Do you pinch yourself?
I am thrilled that I get the experience of working Hamlet and Measure for Measure on the Globe stage to real people who care about what we're saying and leave feeling affected by our work and hopefully are moved, but in the same breath we all are - every person in the cast and crew. It is a great privilege.
I always think of Hamlet, the character, as swinging from emotional paralysis to overwrought hysteria. Hamlet needs to toughen up, the silly sop. No one in the play is particularly likeable. Am I being unfair?
Absolutely. I have empathy for every single character. Hamlet, in my opinion is one of the toughest characters in the play. He's accosted by a ghost of his dead father (that's enough to send anyone to the loony bin all by itself) then goes on a harrowing, life-destroying journey for justice; justice for himself but also for the people of Denmark.

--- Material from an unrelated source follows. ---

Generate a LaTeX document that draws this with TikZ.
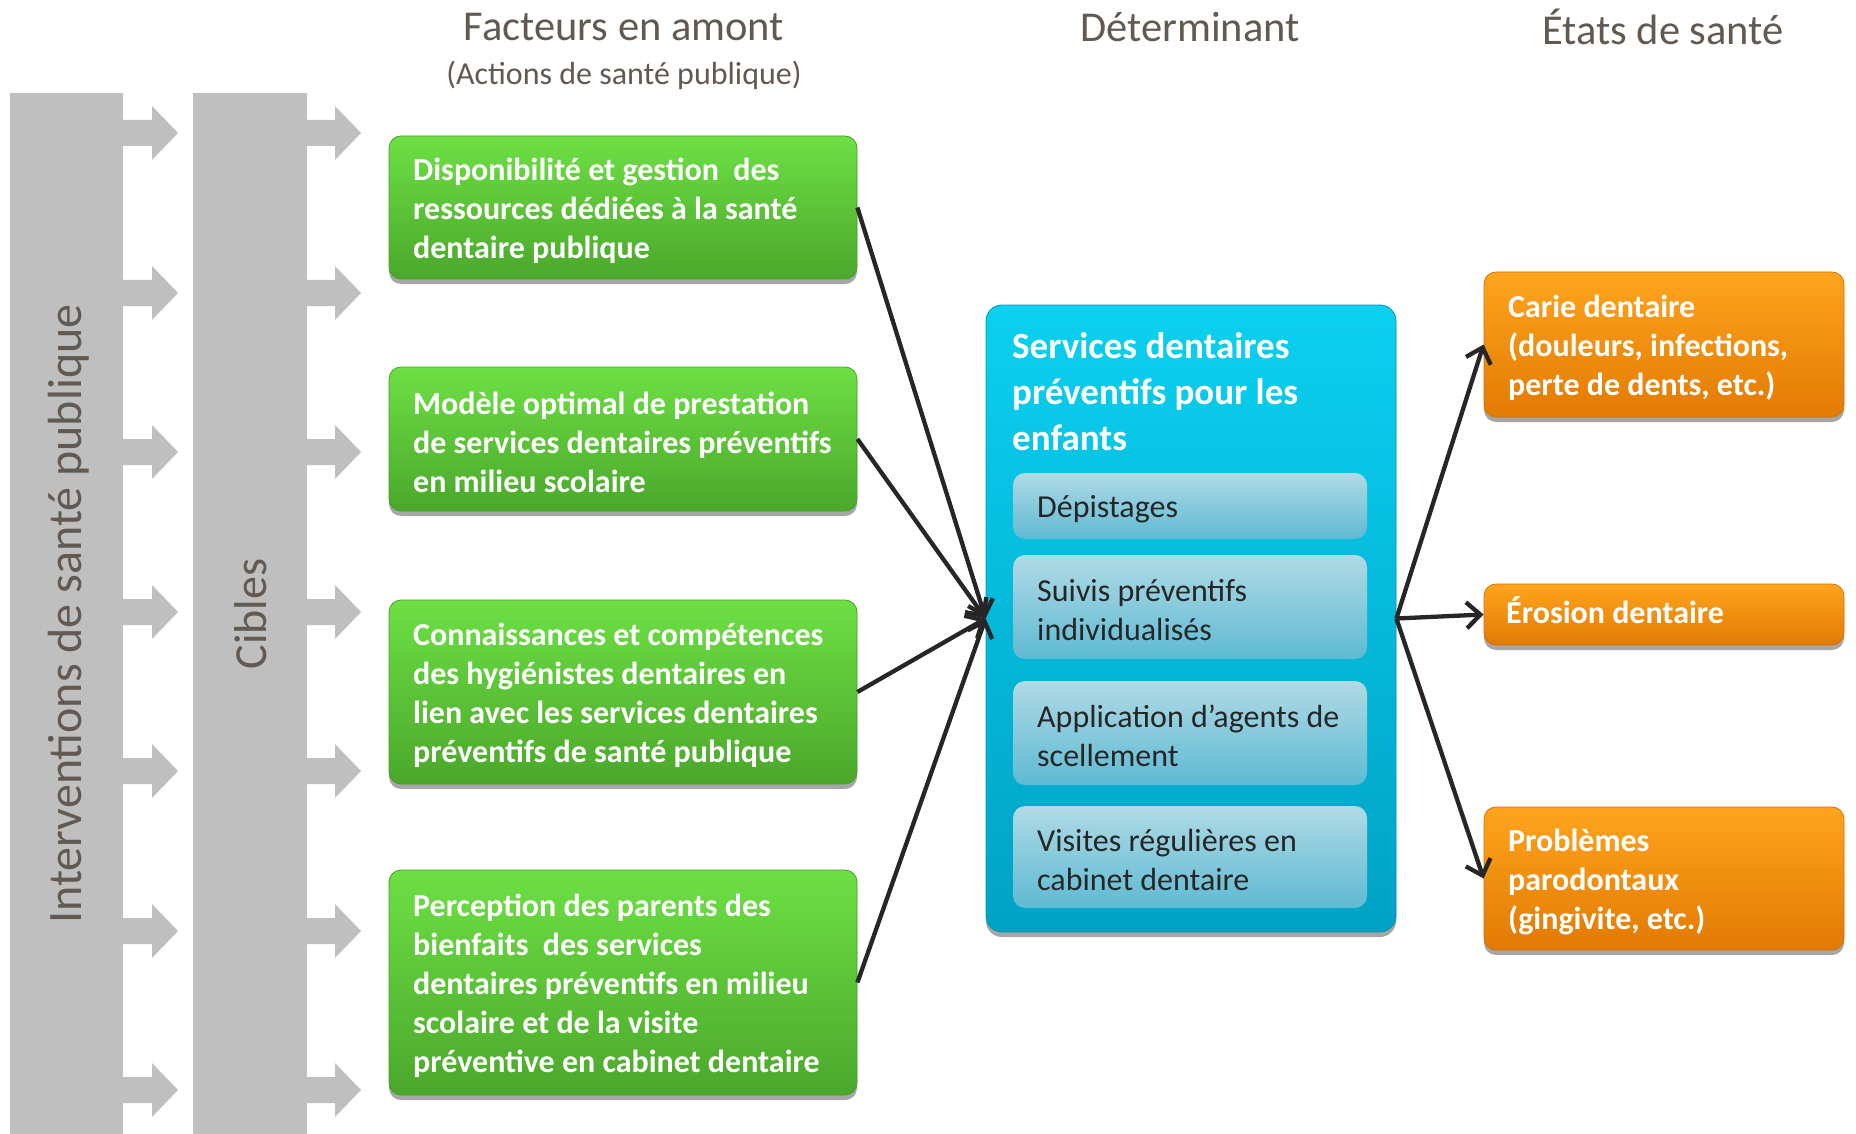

He carries all this weight on his shoulders and still manages to do it with the utmost tact and cunning and at some points great care and pragmatism.
It is the story of when life gets too complicated and minds crack, and hearts break, and the line in the sand that we should never cross is washed away by the tides of pain. The queen is flawed, yes, but we all are. The king killed for power, but so many leaders have.
It's an incredibly relatable story when you compare it to what humanity actually is, not what we think a pristine society should look like. It's a mirror and not a nice, slimming one, it's a brutally honest one.
Have you found your own role easy to get into? Tell me about Ophelia?
In my experience, working with David Lawrence on my character and the play as a whole, there really hasn't been a "getting into the character" per se. I say very clear words that Shakespeare wrote for a very clear purpose for a very clear character.
Of course I'm acting and using conventions but at the end of the day on this stage my job is to have empathy for her, feel her pain and her love and be a vessel for the audience to hear this story.
I am one Ophelia in a long line of people who have played her and she was a very clear essence that I breathed in, right off the page. However, having that empathy inside for a girl overflowing with pain and sorrow is one of the most emotionally exhausting roles I've ever had to play and probably will be for a long time.
The mad scenes, on the other hand, are the most fun I have ever had on stage. I have set up games for her to play in her mind, going from one extreme to the other, laughing, screaming, rolling on the floor, crying, thrashing, kissing, hissing.
It is the most fun playground in the world, and half of that playground is the audience. Every night it's completely different depending on who I'm interacting with, how they respond. There have been some brilliant, unexpected moments so far between myself as Ophelia and a complete stranger, and that is one of the rarest experiences as an actor — really being live and playing with an audience to the point where it completely changes and for that moment it's out of your hands, it's in the air between you and it's as exhilarating you can get in theatre.
These days, it's mostly just black box theatre [unlike the Globe stage] with absolutely nowhere near as much connection with your audience.